In order to get an idea of the gain in efficiency due to the language, we use very small parameter matrices, such that differences in the BLAS implementation are negligible.

We compute the forward pass for sequences of increasing length for a number of times and report the time of the fastest run.
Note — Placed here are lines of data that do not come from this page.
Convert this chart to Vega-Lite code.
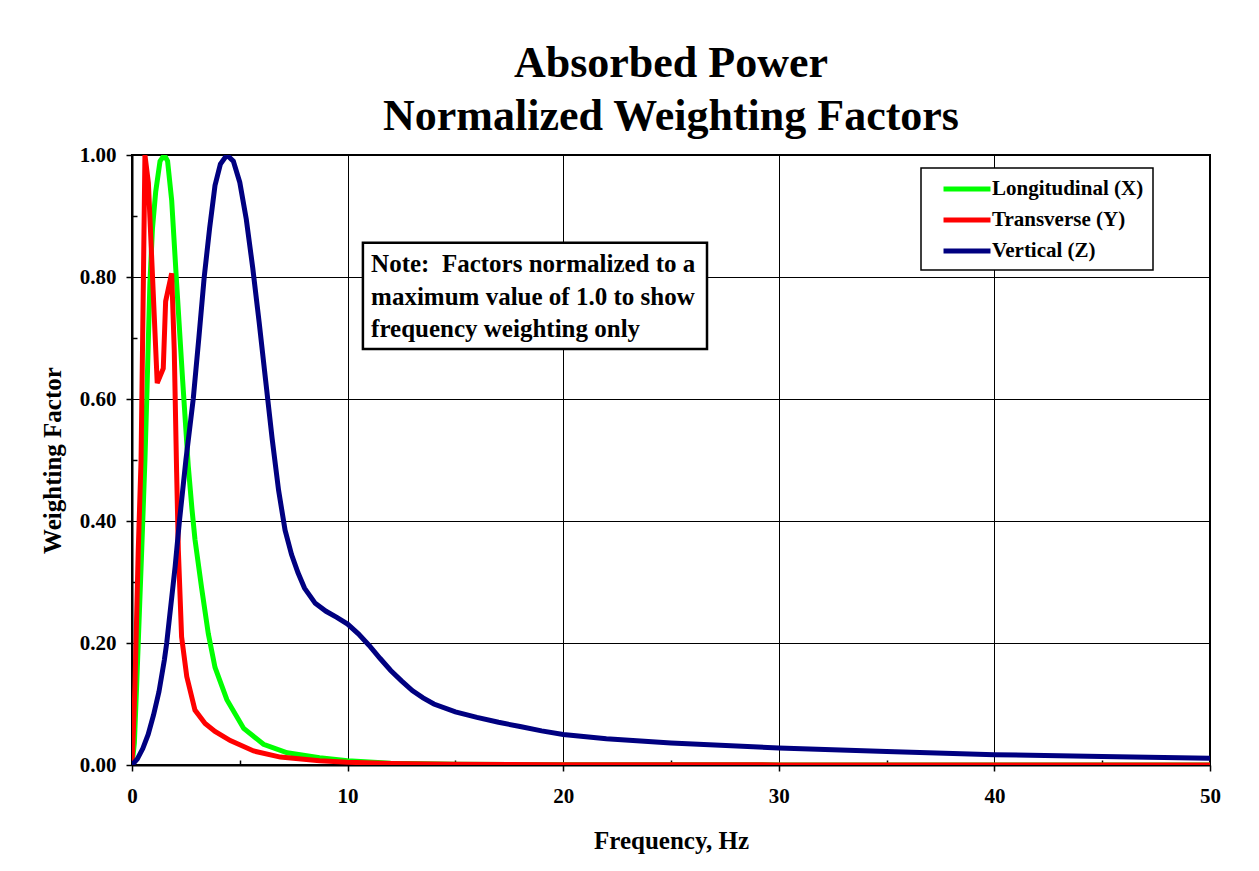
{
  "$schema": "https://vega.github.io/schema/vega-lite/v6.json",
  "width": 1078,
  "height": 610,
  "autosize": {"type": "none"},
  "padding": {"left": 132, "top": 155, "right": 49, "bottom": 106},
  "background": "white",
  "title": {
    "text": ["Absorbed Power", "Normalized Weighting Factors"],
    "font": "Liberation Serif",
    "fontSize": 44,
    "fontWeight": "bold",
    "lineHeight": 53,
    "anchor": "middle",
    "offset": 5,
    "color": "#000"
  },
  "datasets": {
    "curves": [
      {"f": 0, "w": 0, "series": "Longitudinal (X)"},
      {"f": 0.11, "w": 0.036, "series": "Longitudinal (X)"},
      {"f": 0.22, "w": 0.134, "series": "Longitudinal (X)"},
      {"f": 0.45, "w": 0.352, "series": "Longitudinal (X)"},
      {"f": 0.6, "w": 0.5, "series": "Longitudinal (X)"},
      {"f": 0.7, "w": 0.62, "series": "Longitudinal (X)"},
      {"f": 0.83, "w": 0.79, "series": "Longitudinal (X)"},
      {"f": 0.95, "w": 0.88, "series": "Longitudinal (X)"},
      {"f": 1.1, "w": 0.94, "series": "Longitudinal (X)"},
      {"f": 1.3, "w": 0.99, "series": "Longitudinal (X)"},
      {"f": 1.5, "w": 1.0, "series": "Longitudinal (X)"},
      {"f": 1.65, "w": 0.99, "series": "Longitudinal (X)"},
      {"f": 1.84, "w": 0.926, "series": "Longitudinal (X)"},
      {"f": 2.07, "w": 0.79, "series": "Longitudinal (X)"},
      {"f": 2.35, "w": 0.63, "series": "Longitudinal (X)"},
      {"f": 2.61, "w": 0.49, "series": "Longitudinal (X)"},
      {"f": 2.78, "w": 0.42, "series": "Longitudinal (X)"},
      {"f": 2.92, "w": 0.37, "series": "Longitudinal (X)"},
      {"f": 3.23, "w": 0.29, "series": "Longitudinal (X)"},
      {"f": 3.54, "w": 0.215, "series": "Longitudinal (X)"},
      {"f": 3.85, "w": 0.16, "series": "Longitudinal (X)"},
      {"f": 4.4, "w": 0.107, "series": "Longitudinal (X)"},
      {"f": 5.18, "w": 0.06, "series": "Longitudinal (X)"},
      {"f": 6.1, "w": 0.034, "series": "Longitudinal (X)"},
      {"f": 7.2, "w": 0.02, "series": "Longitudinal (X)"},
      {"f": 8.7, "w": 0.012, "series": "Longitudinal (X)"},
      {"f": 10, "w": 0.007, "series": "Longitudinal (X)"},
      {"f": 12, "w": 0.003, "series": "Longitudinal (X)"},
      {"f": 15, "w": 0.0012, "series": "Longitudinal (X)"},
      {"f": 20, "w": 0.0005, "series": "Longitudinal (X)"},
      {"f": 30, "w": 0.0002, "series": "Longitudinal (X)"},
      {"f": 50, "w": 0.0001, "series": "Longitudinal (X)"},

      {"f": 0, "w": 0, "series": "Transverse (Y)"},
      {"f": 0.07, "w": 0.06, "series": "Transverse (Y)"},
      {"f": 0.14, "w": 0.134, "series": "Transverse (Y)"},
      {"f": 0.29, "w": 0.352, "series": "Transverse (Y)"},
      {"f": 0.42, "w": 0.5, "series": "Transverse (Y)"},
      {"f": 0.53, "w": 0.8, "series": "Transverse (Y)"},
      {"f": 0.6, "w": 1.0, "series": "Transverse (Y)"},
      {"f": 0.76, "w": 0.954, "series": "Transverse (Y)"},
      {"f": 1.17, "w": 0.626, "series": "Transverse (Y)"},
      {"f": 1.45, "w": 0.65, "series": "Transverse (Y)"},
      {"f": 1.56, "w": 0.76, "series": "Transverse (Y)"},
      {"f": 1.84, "w": 0.806, "series": "Transverse (Y)"},
      {"f": 1.96, "w": 0.68, "series": "Transverse (Y)"},
      {"f": 2.07, "w": 0.48, "series": "Transverse (Y)"},
      {"f": 2.15, "w": 0.352, "series": "Transverse (Y)"},
      {"f": 2.3, "w": 0.21, "series": "Transverse (Y)"},
      {"f": 2.54, "w": 0.145, "series": "Transverse (Y)"},
      {"f": 2.92, "w": 0.09, "series": "Transverse (Y)"},
      {"f": 3.39, "w": 0.068, "series": "Transverse (Y)"},
      {"f": 3.85, "w": 0.055, "series": "Transverse (Y)"},
      {"f": 4.56, "w": 0.04, "series": "Transverse (Y)"},
      {"f": 5.64, "w": 0.023, "series": "Transverse (Y)"},
      {"f": 6.88, "w": 0.013, "series": "Transverse (Y)"},
      {"f": 8.7, "w": 0.007, "series": "Transverse (Y)"},
      {"f": 10, "w": 0.0045, "series": "Transverse (Y)"},
      {"f": 12, "w": 0.0025, "series": "Transverse (Y)"},
      {"f": 15, "w": 0.0012, "series": "Transverse (Y)"},
      {"f": 20, "w": 0.0006, "series": "Transverse (Y)"},
      {"f": 30, "w": 0.0002, "series": "Transverse (Y)"},
      {"f": 50, "w": 0.0001, "series": "Transverse (Y)"},

      {"f": 0, "w": 0, "series": "Vertical (Z)"},
      {"f": 0.25, "w": 0.01, "series": "Vertical (Z)"},
      {"f": 0.5, "w": 0.027, "series": "Vertical (Z)"},
      {"f": 0.75, "w": 0.05, "series": "Vertical (Z)"},
      {"f": 1.0, "w": 0.082, "series": "Vertical (Z)"},
      {"f": 1.25, "w": 0.12, "series": "Vertical (Z)"},
      {"f": 1.5, "w": 0.172, "series": "Vertical (Z)"},
      {"f": 1.61, "w": 0.2, "series": "Vertical (Z)"},
      {"f": 1.75, "w": 0.245, "series": "Vertical (Z)"},
      {"f": 2.0, "w": 0.325, "series": "Vertical (Z)"},
      {"f": 2.2, "w": 0.4, "series": "Vertical (Z)"},
      {"f": 2.5, "w": 0.5, "series": "Vertical (Z)"},
      {"f": 2.84, "w": 0.6, "series": "Vertical (Z)"},
      {"f": 3.1, "w": 0.7, "series": "Vertical (Z)"},
      {"f": 3.35, "w": 0.8, "series": "Vertical (Z)"},
      {"f": 3.6, "w": 0.88, "series": "Vertical (Z)"},
      {"f": 3.85, "w": 0.95, "series": "Vertical (Z)"},
      {"f": 4.1, "w": 0.985, "series": "Vertical (Z)"},
      {"f": 4.4, "w": 1.0, "series": "Vertical (Z)"},
      {"f": 4.7, "w": 0.99, "series": "Vertical (Z)"},
      {"f": 5.0, "w": 0.955, "series": "Vertical (Z)"},
      {"f": 5.3, "w": 0.895, "series": "Vertical (Z)"},
      {"f": 5.6, "w": 0.815, "series": "Vertical (Z)"},
      {"f": 5.9, "w": 0.725, "series": "Vertical (Z)"},
      {"f": 6.2, "w": 0.63, "series": "Vertical (Z)"},
      {"f": 6.5, "w": 0.535, "series": "Vertical (Z)"},
      {"f": 6.8, "w": 0.45, "series": "Vertical (Z)"},
      {"f": 7.1, "w": 0.385, "series": "Vertical (Z)"},
      {"f": 7.4, "w": 0.345, "series": "Vertical (Z)"},
      {"f": 7.7, "w": 0.315, "series": "Vertical (Z)"},
      {"f": 8.0, "w": 0.29, "series": "Vertical (Z)"},
      {"f": 8.5, "w": 0.265, "series": "Vertical (Z)"},
      {"f": 9.0, "w": 0.252, "series": "Vertical (Z)"},
      {"f": 9.5, "w": 0.242, "series": "Vertical (Z)"},
      {"f": 10, "w": 0.231, "series": "Vertical (Z)"},
      {"f": 10.5, "w": 0.215, "series": "Vertical (Z)"},
      {"f": 11, "w": 0.196, "series": "Vertical (Z)"},
      {"f": 11.5, "w": 0.175, "series": "Vertical (Z)"},
      {"f": 12, "w": 0.155, "series": "Vertical (Z)"},
      {"f": 12.5, "w": 0.138, "series": "Vertical (Z)"},
      {"f": 13, "w": 0.122, "series": "Vertical (Z)"},
      {"f": 13.5, "w": 0.11, "series": "Vertical (Z)"},
      {"f": 14, "w": 0.1, "series": "Vertical (Z)"},
      {"f": 15, "w": 0.087, "series": "Vertical (Z)"},
      {"f": 16, "w": 0.078, "series": "Vertical (Z)"},
      {"f": 17, "w": 0.07, "series": "Vertical (Z)"},
      {"f": 18, "w": 0.063, "series": "Vertical (Z)"},
      {"f": 19, "w": 0.056, "series": "Vertical (Z)"},
      {"f": 20, "w": 0.05, "series": "Vertical (Z)"},
      {"f": 22, "w": 0.043, "series": "Vertical (Z)"},
      {"f": 25, "w": 0.036, "series": "Vertical (Z)"},
      {"f": 30, "w": 0.028, "series": "Vertical (Z)"},
      {"f": 35, "w": 0.022, "series": "Vertical (Z)"},
      {"f": 40, "w": 0.017, "series": "Vertical (Z)"},
      {"f": 45, "w": 0.014, "series": "Vertical (Z)"},
      {"f": 50, "w": 0.011, "series": "Vertical (Z)"}
    ],
    "note": [
      {"x1": 10.71, "x2": 26.67, "y1": 0.682, "y2": 0.856, "tx": 11.09, "ty": 0.808,
       "text": "Note:\u00a0 Factors normalized to a\nmaximum value of 1.0 to show\nfrequency weighting only"}
    ]
  },
  "layer": [
    {
      "data": {"name": "curves"},
      "mark": {"type": "line", "strokeWidth": 5, "clip": true, "interpolate": "linear"},
      "encoding": {
        "x": {
          "field": "f", "type": "quantitative",
          "scale": {"domain": [0, 50], "nice": false},
          "axis": {
            "title": "Frequency, Hz",
            "values": [0, 5, 10, 15, 20, 25, 30, 35, 40, 45, 50],
            "labelExpr": "datum.value % 10 === 0 ? datum.label : ''",
            "labelFlush": false,
            "gridOpacity": {"condition": {"test": "datum.value % 10 === 0", "value": 1}, "value": 0},
            "tickSize": {"condition": {"test": "datum.value % 10 === 0", "value": 6}, "value": -5},
            "labelPadding": 14,
            "titlePadding": 22
          }
        },
        "y": {
          "field": "w", "type": "quantitative",
          "scale": {"domain": [0, 1], "nice": false},
          "axis": {
            "title": "Weighting Factor",
            "values": [0, 0.1, 0.2, 0.3, 0.4, 0.5, 0.6, 0.7, 0.8, 0.9, 1.0],
            "labelExpr": "round(datum.value * 10) % 2 === 0 ? format(datum.value, '.2f') : ''",
            "labelFlush": false,
            "gridOpacity": {"condition": {"test": "round(datum.value * 10) % 2 === 0", "value": 1}, "value": 0},
            "tickSize": {"condition": {"test": "round(datum.value * 10) % 2 === 0", "value": 6}, "value": -5},
            "labelPadding": 10,
            "titlePadding": 14
          }
        },
        "color": {
          "field": "series", "type": "nominal",
          "scale": {
            "domain": ["Longitudinal (X)", "Transverse (Y)", "Vertical (Z)"],
            "range": ["#00FF00", "#FF0000", "#000080"]
          },
          "legend": {
            "title": null,
            "orient": "none",
            "legendX": 789,
            "legendY": 13
          }
        }
      }
    },
    {
      "data": {"name": "note"},
      "mark": {"type": "rect", "fill": "white", "stroke": "#000", "strokeWidth": 2.5},
      "encoding": {
        "x": {"field": "x1", "type": "quantitative"},
        "x2": {"field": "x2"},
        "y": {"field": "y1", "type": "quantitative"},
        "y2": {"field": "y2"}
      }
    },
    {
      "data": {"name": "note"},
      "mark": {
        "type": "text", "align": "left", "baseline": "alphabetic",
        "font": "Liberation Serif", "fontWeight": "bold", "fontSize": 25,
        "lineBreak": "\n", "lineHeight": 32.5, "color": "#000"
      },
      "encoding": {
        "x": {"field": "tx", "type": "quantitative"},
        "y": {"field": "ty", "type": "quantitative"},
        "text": {"field": "text"}
      }
    }
  ],
  "config": {
    "view": {"stroke": "#000", "strokeWidth": 2},
    "axis": {
      "domainColor": "#000",
      "domainWidth": 2,
      "tickColor": "#000",
      "tickWidth": 1.5,
      "gridColor": "#000",
      "gridWidth": 1,
      "labelFont": "Liberation Serif",
      "labelFontWeight": "bold",
      "labelFontSize": 21,
      "labelColor": "#000",
      "titleFont": "Liberation Serif",
      "titleFontWeight": "bold",
      "titleFontSize": 25,
      "titleColor": "#000"
    },
    "legend": {
      "fillColor": "white",
      "strokeColor": "#000",
      "strokeWidth": 1.5,
      "padding": 9,
      "rowPadding": 9,
      "symbolType": "M-2.5,0H2.5",
      "symbolSize": 353,
      "symbolStrokeWidth": 5,
      "symbolOffset": 25,
      "labelOffset": 13,
      "labelFont": "Liberation Serif",
      "labelFontWeight": "bold",
      "labelFontSize": 21,
      "labelColor": "#000",
      "labelLimit": 400
    }
  }
}
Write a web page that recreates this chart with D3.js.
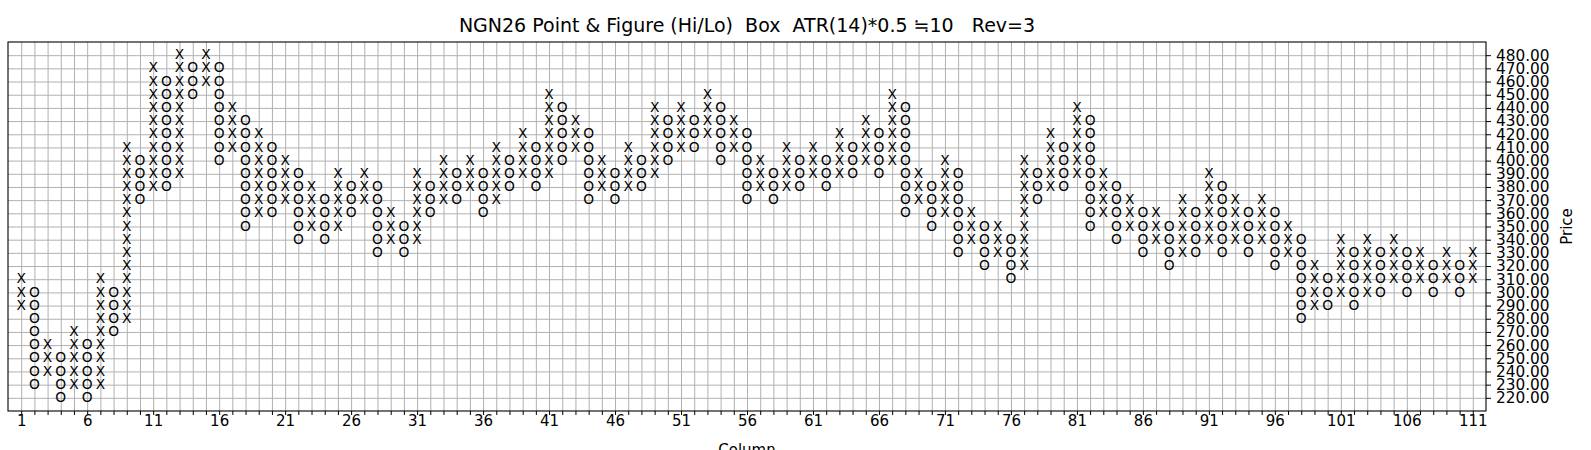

import PyCall  #we call the Python version from within Julia
import mymod   #this module contains the ccall
pyfwd = PyCall.pyimport("mymod")["pyfwd"]

#Problem dimensions
M = 10
D = 5
logSlens = 3:16
Slens = 2 .^ (logSlens)

#Generate model parameters
Wh = randn(D,D)
Wipy = randn(M,D)
Wijl = Wipy' #Julia and C++ are column-major
h0 = randn(D)

#Generate input sequences
Xs = map(S -> rand(1:M, S), Slens)
nRuns = 3
tjl = zeros(length(Slens), nRuns)
tpy = zeros(length(Slens), nRuns)
tcpp = zeros(length(Slens), nRuns)
hcpp_i = copy(h0)
for (it, x) in enumerate(Xs)
    xpy = x - 1 #Python and C++ are 0-based!
    for jt in 1:nRuns
        hcpp_i[:] = h0
        hjl_i, tjl_i = jlfwd(x, h0, Wh, Wijl)
        tcpp_i = mymod.cppfwd!(xpy, hcpp_i, Wh, Wijl)
        hpy_i, tpy_i = pyfwd(xpy, h0, Wh, Wipy)
        tjl[it, jt] = tjl_i
        tpy[it, jt] = tpy_i
        tcpp[it,jt] = tcpp_i
        
        assert(vecnorm(hcpp_i - hjl_i) < 1e-12)
        assert(vecnorm(hcpp_i - hpy_i) < 1e-12)
        assert(vecnorm(hjl_i - hpy_i) < 1e-12)
    end
end
tpy, tjl, tcpp = minimum(tpy,2),minimum(tjl,2),minimum(tcpp,2);

Results

Here, we plot the running time of the different versions. The speedup appears to be quite constant over all input sizes. The Julia code is about 15 times faster than Python, and C++ is about 2.5 times faster than Julia.

using PyPlot
ion()
figure(figsize=(7, 4))
left = 1:length(Slens)
bar(left-0.2,tpy, width=0.2, color="g");
bar(left,tjl, width=0.2);
bar(left+0.2,tcpp, width=0.2, color="r");
ax = gca()
ax["set_yscale"]("log")
ax["grid"]("on")
ax["set_xticks"](left)
ax["set_xticklabels"](logSlens)
xlabel("log Sequence length");
ylabel("Execution time in seconds");
legend(["python","julia","cpp"], loc=2)
title("Running Time Comparison: RNN Forward Pass")
xlim([0, 15])
ylim([3e-6,2]);
figure(figsize=(4,3))
title("Speedup Summary")
means = [mean(tpy./tjl),mean(tjl./tcpp)]
stds = [std(tpy./tjl),std(tjl./tcpp)]
bar([1,2]-0.4,means,width=0.8, yerr=stds, ecolor="red")
ax = gca()
ax["grid"]("on")
ax["set_xticks"]([1,2])
ax["set_xticklabels"](["Julia vs. Python", "C++ vs. Julia"])
ylabel("Avg. Speedup Factor");

Conclusion

This example illustrates and quantify the benefits of using Julia. Of course it is somewhat contrived and ignores important aspects such as the effect of memory management in more extreme scenarios. Still, it gives a rough idea of the kind of speedup one can expect in many relevant scenarios where loops cannot be avoided.

Personally, I find Julia extremely pleasant to work with and the technology it is based on quite impressive and promising. I hope it will continue to do well.